_Stated task_. Reproduce each line bearing the word "React".

_Raw data_.
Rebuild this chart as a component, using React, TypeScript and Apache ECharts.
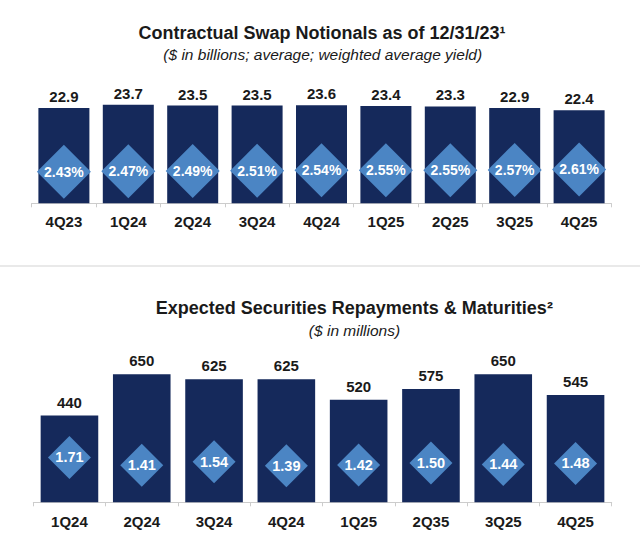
import React, { useEffect, useRef } from "react";
import * as echarts from "echarts";

const topCategories = ["4Q23", "1Q24", "2Q24", "3Q24", "4Q24", "1Q25", "2Q25", "3Q25", "4Q25"];
const topNotionals = [22.9, 23.7, 23.5, 23.5, 23.6, 23.4, 23.3, 22.9, 22.4];
const topYields = [2.43, 2.47, 2.49, 2.51, 2.54, 2.55, 2.55, 2.57, 2.61];

const bottomCategories = ["1Q24", "2Q24", "3Q24", "4Q24", "1Q25", "2Q35", "3Q25", "4Q25"];
const bottomRepayments = [440, 650, 625, 625, 520, 575, 650, 545];
const bottomYields = [1.71, 1.41, 1.54, 1.39, 1.42, 1.5, 1.44, 1.48];

const NAVY = "#15295B";
const LIGHT = "#4B85C4";
const TEXT = "#1a1a1a";
const FONT = "'Liberation Sans', Arial, Helvetica, sans-serif";

export default function App() {
  const ref = useRef<HTMLDivElement>(null);

  useEffect(() => {
    if (!ref.current) return;
    const chart = echarts.init(ref.current, undefined, { renderer: "svg" });

    const catAxis = (gridIndex: number, data: string[], margin: number) => ({
      type: "category" as const,
      gridIndex,
      data,
      boundaryGap: true,
      axisLine: { show: true, lineStyle: { color: "#cccccc", width: 1 } },
      axisTick: { show: true, length: 4, lineStyle: { color: "#cccccc" } },
      axisLabel: {
        margin,
        fontSize: 15,
        fontWeight: "bold" as const,
        color: TEXT,
        fontFamily: FONT,
      },
      splitLine: { show: false },
    });

    const hiddenY = (gridIndex: number, max: number) => ({
      type: "value" as const,
      gridIndex,
      min: 0,
      max,
      show: false,
      splitLine: { show: false },
    });

    chart.setOption({
      animation: false,
      backgroundColor: "#ffffff",
      textStyle: { fontFamily: FONT },
      grid: [
        { left: 31.7, width: 579.6, top: 78.6, height: 124.7 },
        { left: 33.3, width: 578.4, top: 344.7, height: 157.6 },
      ],
      xAxis: [catAxis(0, topCategories, 11), catAxis(1, bottomCategories, 12)],
      yAxis: [hiddenY(0, 30), hiddenY(0, 9.6), hiddenY(1, 800), hiddenY(1, 6)],
      series: [
        {
          type: "bar",
          xAxisIndex: 0,
          yAxisIndex: 0,
          data: topNotionals,
          barWidth: 51,
          itemStyle: { color: NAVY },
          label: {
            show: true,
            position: "top",
            distance: 4,
            fontSize: 15,
            fontWeight: "bold",
            color: TEXT,
            fontFamily: FONT,
            formatter: (p: any) => Number(p.value).toFixed(1),
          },
        },
        {
          type: "scatter",
          xAxisIndex: 0,
          yAxisIndex: 1,
          data: topYields,
          symbol: "diamond",
          symbolSize: [54, 54],
          itemStyle: { color: LIGHT, opacity: 1 },
          z: 5,
          label: {
            show: true,
            position: "inside",
            fontSize: 14,
            fontWeight: "bold",
            color: "#ffffff",
            fontFamily: FONT,
            formatter: (p: any) => Number(p.value).toFixed(2) + "%",
          },
        },
        {
          type: "bar",
          xAxisIndex: 1,
          yAxisIndex: 2,
          data: bottomRepayments,
          barWidth: 57.6,
          itemStyle: { color: NAVY },
          label: {
            show: true,
            position: "top",
            distance: 6,
            fontSize: 15,
            fontWeight: "bold",
            color: TEXT,
            fontFamily: FONT,
            formatter: (p: any) => String(p.value),
          },
        },
        {
          type: "scatter",
          xAxisIndex: 1,
          yAxisIndex: 3,
          data: bottomYields,
          symbol: "diamond",
          symbolSize: [43, 43],
          itemStyle: { color: LIGHT, opacity: 1 },
          z: 5,
          label: {
            show: true,
            position: "inside",
            fontSize: 14.5,
            fontWeight: "bold",
            color: "#ffffff",
            fontFamily: FONT,
            formatter: (p: any) => Number(p.value).toFixed(2),
          },
        },
      ],
      graphic: [
        {
          type: "text",
          x: 322,
          y: 32.5,
          style: {
            text: "Contractual Swap Notionals as of 12/31/23\u00b9",
            font: `bold 18px ${FONT}`,
            fill: TEXT,
            align: "center",
            verticalAlign: "middle",
          },
        },
        {
          type: "text",
          x: 322.7,
          y: 54,
          style: {
            text: "($ in billions; average; weighted average yield)",
            font: `italic 15.5px ${FONT}`,
            fill: TEXT,
            align: "center",
            verticalAlign: "middle",
          },
        },
        {
          type: "line",
          shape: { x1: 0, y1: 266, x2: 640, y2: 266 },
          style: { stroke: "#e2e2e2", lineWidth: 1.5 },
        },
        {
          type: "text",
          x: 354.3,
          y: 307.5,
          style: {
            text: "Expected Securities Repayments & Maturities\u00b2",
            font: `bold 18px ${FONT}`,
            fill: TEXT,
            align: "center",
            verticalAlign: "middle",
          },
        },
        {
          type: "text",
          x: 354.5,
          y: 330,
          style: {
            text: "($ in millions)",
            font: `italic 15.5px ${FONT}`,
            fill: TEXT,
            align: "center",
            verticalAlign: "middle",
          },
        },
      ],
    });

    return () => {
      chart.dispose();
    };
  }, []);

  return (
    <div
      ref={ref}
      style={{ position: "absolute", left: 0, top: 0, width: 640, height: 546 }}
    />
  );
}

_Full answer_.
Rebuild this chart as a component, using React, TypeScript and Apache ECharts.
import React, { useEffect, useRef } from "react";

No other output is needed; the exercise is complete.